The interaction between the physical landscape, cultural and personal narratives, memories and associations and the monument’s own agency breeds a multitude of discrete and unique interpretations of the landscape of Duddo Stone Circle. In this way the memory and agency of both people and stone interact and inform one another – as such engagement with the stones is an act of social remembrance. This may not be faithful to the agreed upon archaeological history, but rather a neo-remembrance of the new and ever-evolving social construction of the monument and its landscape.

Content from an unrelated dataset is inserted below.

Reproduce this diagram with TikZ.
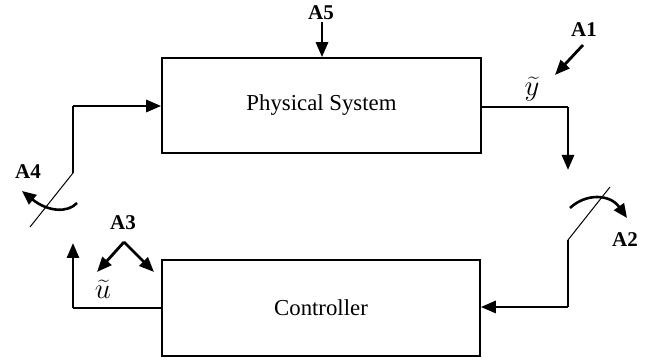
\documentclass[tikz,border=0pt]{standalone}
\usepackage{fontspec}
\setmainfont{Liberation Serif}
\usetikzlibrary{arrows.meta}
\begin{document}
\begin{tikzpicture}[x=0.5pt,y=-0.5pt,
  blockbox/.style={draw,line width=0.8pt,inner sep=0pt,font=\fontsize{11.4}{13}\selectfont},
  thinline/.style={line width=0.75pt},
  thickarrow/.style={line width=1.4pt,-{Triangle[length=7.5pt,width=6pt]}},
  thickline/.style={line width=1.4pt},
  swline/.style={line width=0.5pt},
  lbl/.style={font=\fontsize{10.5}{12}\bfseries\selectfont,inner sep=0pt},
  sig/.style={font=\fontsize{15}{17}\selectfont,inner sep=0pt}]
\useasboundingbox (0,0) rectangle (660,362);
\node[blockbox,minimum width=159.5pt,minimum height=47.5pt] (ps) at (321.5,105.5) {Physical System};
\node[blockbox,minimum width=159pt,minimum height=48pt] (ctrl) at (321,308) {Controller};
% coordinates
\coordinate (outc) at (568,107);
\coordinate (outtip) at (568,170);
\coordinate (sw2a) at (568,240);
\coordinate (sw2b) at (610,187);
\coordinate (sw2c) at (568,307);
\coordinate (inc) at (73,308);
\coordinate (intip) at (73,243);
\coordinate (sw4a) at (73,173);
\coordinate (sw4b) at (30,227);
\coordinate (sw4c) at (73,106);
\coordinate (a5s) at (322,22);
\coordinate (a1s) at (583,45);
\coordinate (a1e) at (555,75);
\coordinate (a3s) at (124,242);
\coordinate (a3l) at (97,272);
\coordinate (a3r) at (154,272);
% output path
\draw[thinline] (ps.east |- outc) -- (outc);
\draw[thickarrow] (outc) -- (outtip);
% switch A2
\draw[swline] (sw2a) -- (sw2b);
\draw[thickline] (sw2a) -- (sw2c);
\draw[thickarrow] (sw2c) -- (ctrl.east |- sw2c);
\draw[line width=1.3pt,-{Triangle[length=7pt,width=6pt]}] (570,208) .. controls (586,193) and (610,194) .. (627,218);
% controller output
\draw[thinline] (ctrl.west |- inc) -- (inc);
\draw[thickarrow] (inc) -- (intip);
% switch A4
\draw[swline] (sw4a) -- (sw4b);
\draw[line width=1pt] (sw4a) -- (sw4c);
\draw[thickarrow] (sw4c) -- (ps.west |- sw4c);
\draw[line width=1.3pt,-{Triangle[length=7pt,width=6pt]}] (77,203) .. controls (68,213) and (48,212) .. (22,191);
% disturbances
\draw[thickarrow] (a5s) -- (a5s |- ps.north);
\draw[thickarrow] (a1s) -- (a1e);
\draw[thickarrow] (a3s) -- (a3l);
\draw[thickarrow] (a3s) -- (a3r);
% labels
\node[lbl] (la5) at (321,13) {A5};
\node[lbl] (la1) at (584,30) {A1};
\node[lbl] (la2) at (625,240) {A2};
\node[lbl] (la3) at (123,223) {A3};
\node[lbl] (la4) at (28,172) {A4};
\node[sig] (ly) at (532,89) {$\widetilde{y}$};
\node[sig] (lu) at (103,289) {$\widetilde{u}$};
\end{tikzpicture}
\end{document}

The site may no longer hold the degree of communal necessity as they did in prehistory, but it stands as ‘an enduring record of – and testimony to – the lives and works of past generations who have dwelt within it, and in doing so, have left there something of themselves’ (Ingold 1993: 152). This place gathers memories, ideologies and identities together in a highly personable and often social manner. Not only does the agent engage with their fellow visitors on the journeys to and from the site, but they also engage with the hidden hand of history and their own internal identity in their journey within the circle. Visiting a place such as Duddo Stone Circle – which forces a phenomenological interaction – a person may bridge that ever-widening gap between ‘Being and Being-in-the-world’ (Tilley 1994: 12). In doing so we are grounded in a mnemonic, tangible reality, and connected to an historic lineage of agency, identity and community. Or you could just Google it.
References
Edwards, B., R. Miket, and R. Bishop. 2011. The Excavation of Duddo Stone Circle, Northumberland. Proceedings of the Prehistoric Society 77:321–353.
Ingold, T. 1993. The Temporality of the Landscape. World Archaeology 25:57–80.
Ingold, T. 2007. ‘Up, Across and Along’. In: T. Ingold. 2007. Lines: A brief history. pp. 72–103. Abingdon: Routledge.
Latour, B. 2012 [1993]. We Have Never Been Modern. Harvard, MA: Harvard University Press.
Tilley, C. 1994. A Phenomenology of Landscape: Places, paths, and monuments. Oxford: Berg.